RNRL seeks government intervention

Government-owned NTPC Ltd became the subject of letters written by the warring Reliance groups today.

Mukesh Ambani’s Reliance Industries Ltd (RIL) and Anil Ambani's Reliance Natural Resources Ltd (RNRL), in separate letters to the petroleum ministry, took up the issue of sale of natural gas to the power major.

RNRL asked the government to intervene in the RIL-NTPC case that is pending in the high court here. RIL clarified its stand on the price it quoted to NTPC being subject to approval by the government.

NTPC and RIL are embroiled in a legal dispute on gas supply from the Krishna-Godavari D-6 Basin, owned by the latter, for the former’s power plants at Kawas and Gandhar at $2.34 per mBtu.

P M S Prasad, RIL’s petroleum business head, in a letter addressed to Union petroleum secretary R S Pandey said, “During the entire period of 16 months of negotiation of gas sale and purchase agreement (GSPA) with NTPC, the issue of government approval of gas price under the production sharing contract (PSC) was never objected to by NTPC.” He said NTPC was not only aware of the requirement of gas price approval under the PSC, but had in fact insisted upon and agreed to its inclusion as a condition precedent to the gas supply agreement. “Therefore, NTPC’s letter to the government at this stage is clearly an after-thought, intended to mislead the government,” Prasad stated in the letter.
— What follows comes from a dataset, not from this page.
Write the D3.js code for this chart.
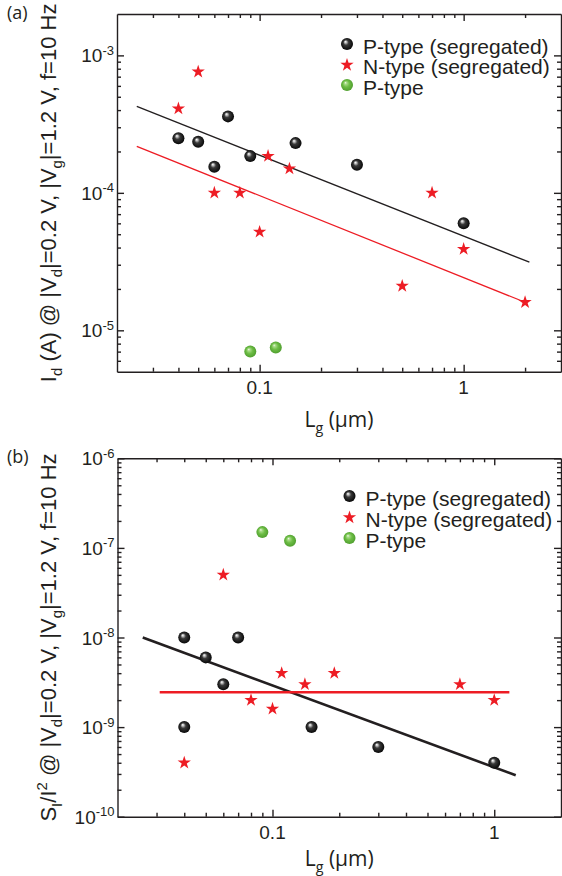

NTPC Chairman R S Sharma had earlier written to the government that, “RIL did not convey to NTPC that the price of gas quoted by RIL in the international competitive bidding was subject to approval of the government under the PSC.”

In a letter to Pandey, RNRL group president A N Sethuraman said, “We would request in the interest of having a uniform approach to kindly consider becoming a party in the RIL-NTPC litigation, as it involves a government-owned PSU and concerns an exorbitant burden of an additional Rs 30,000 crore that power consumers in the country may be called upon to bear, solely for the benefit of a private monopoly gas producer, RIL.”

RNRL is involved in a dispute with RIL over supply of gas from the D-6 fields at a price of $2.34 a unit for its power plant at Dadri, Uttar Pradesh. In the letter, the company has stated that RIL’s gas pricing remains 20 per cent up, when global gas prices have fallen by nearly 80 per cent. The company has also alleged that RIL is keeping the gas supply artificially low, to extract a higher price of gas and make supernormal profits. “Most independent experts believe there is little or no demand for gas in the country at the high price of $4.2 per mBtu, which is presently being insisted upon.”